To fill this gap, the paper presents the first full-year deployment of a Subsea Winched Profiling System (SWIPS); a novel instrument developed at AWI that autonomously profiles the upper 125 metres of the ocean at high resolution, operating through both open water and ice-covered conditions. Deployed on the Yermak Plateau north of Svalbard, the profiler collected vertical profiles of temperature, salinity, oxygen, carbon dioxide, and chlorophyll.

New results from under the ice

The results reveal conditions that satellites and traditional fixed moorings would have missed entirely. In May 2023, the SWIPS detected a phytoplankton bloom beneath more than 80% sea ice cover, beginning more than a week before the onset of Polar Day (the day in the year when the Sun remains continuously visible for more than 24 hours). At peak bloom periods, satellite-derived chlorophyll estimates underestimated actual values by up to an order of magnitude, a finding with significant implications for how Arctic primary production is currently assessed from space.

The profiler also captured two episodes during winter 2023 in which warm, saline Atlantic Water reached the ocean surface, disrupting the expected cold, stratified winter conditions.
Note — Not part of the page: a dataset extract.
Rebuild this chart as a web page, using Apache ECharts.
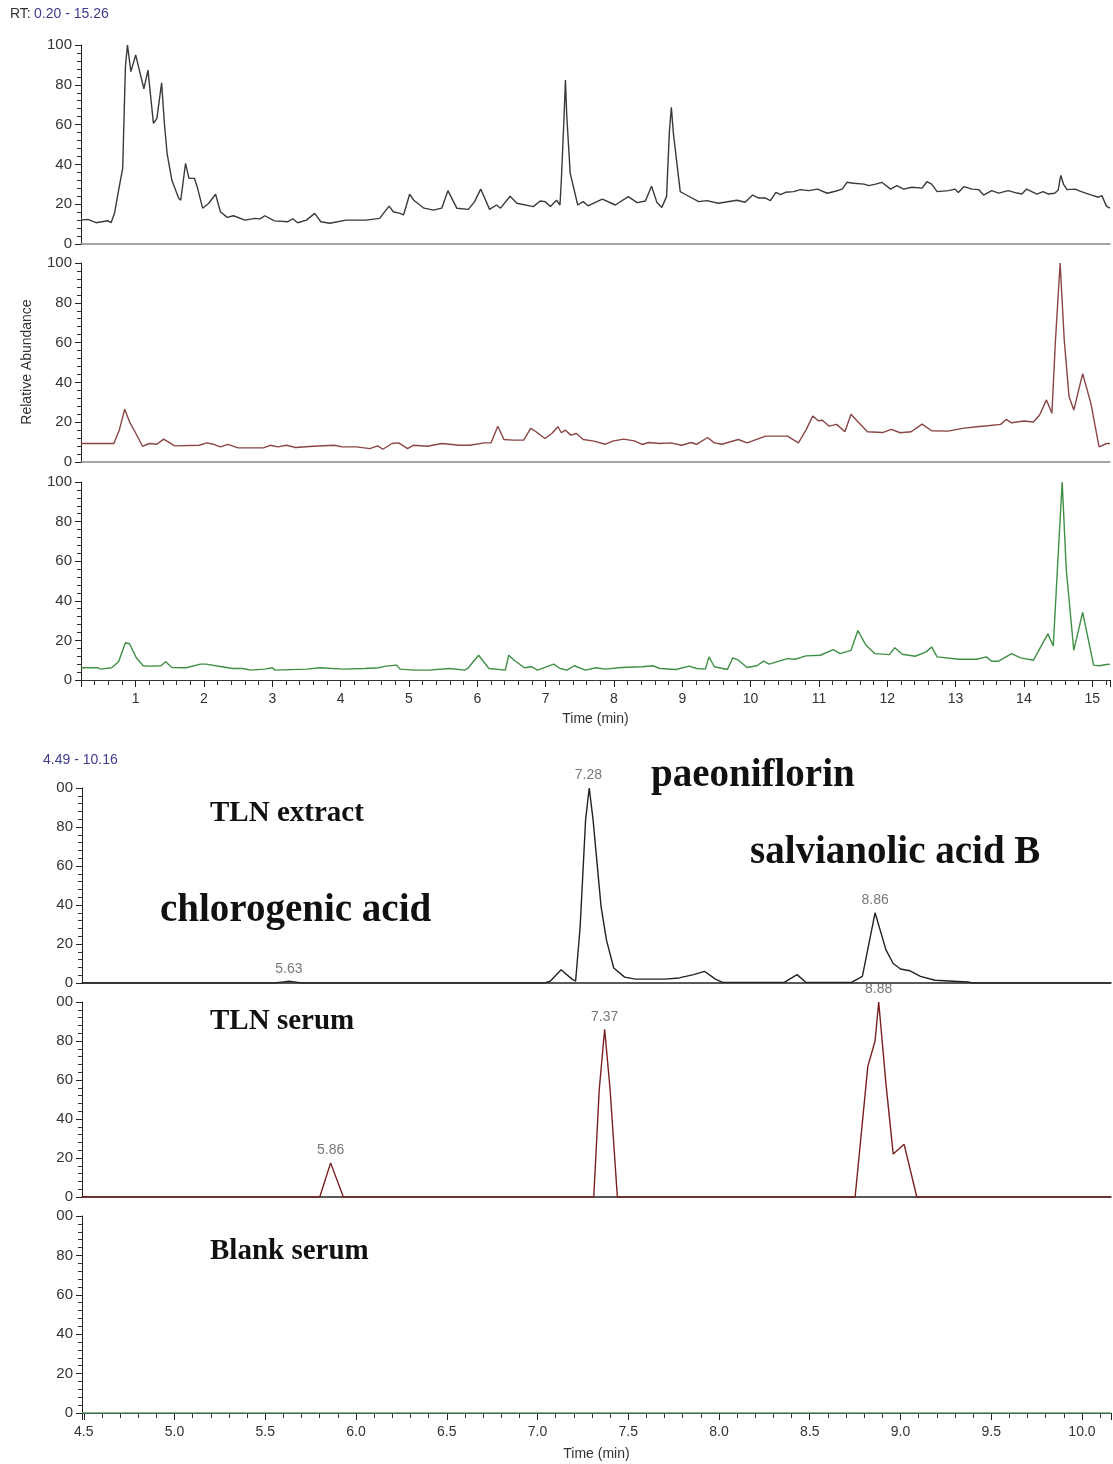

Analysis of temperature-salinity profiles and satellite sea surface temperature maps indicates these anomalies were driven by upstream advection of Atlantic Water from the Fram Strait rather than local convection.

Co-authors include Normen Lochthofen, Simon F. Reifenberg, Wilken-Jon von Appen, and Hongyan Xi (all AWI).

Read the paper: McPherson, R., Lochthofen, N., Reifenberg, S.F., von Appen, W.-J., and Xi, H. (2026). Year-round vertically resolved observations of upper ocean hydrography and biogeochemistry in the Atlantic Water inflow north of Svalbard. Deep Sea Research Part II, 227. https://doi.org/10.1016/j.dsr2.2026.105639

Sea ice North of Svalbard acts as a physical barrier to satellite observation of the ocean surface while also providing an obstacle to the deployment of moorings.
Sea ice North of Svalbard acts as a physical barrier to satellite observation of the ocean surface while also providing an obstacle to the deployment of moorings. Image credit ESA,CC BY-SA 3.0 IGO

Links to EPOC’s wider research

Both papers are part of EPOC’s work on quantifying AMOC transport variability and the project’s Arctic research programme. The SWIPS deployment builds directly on EPOC’s biogeochemical sensor work described in our 2025 Fram Strait fieldwork report. The 27-year warming record in Paper 1 also connects to the wider EPOC objective of understanding how Atlantic Water properties change as they transit from the North Atlantic toward the Arctic, a critical component of the AMOC system.

Both papers appear in Volume 227 of Deep Sea Research Part II, published June 2026.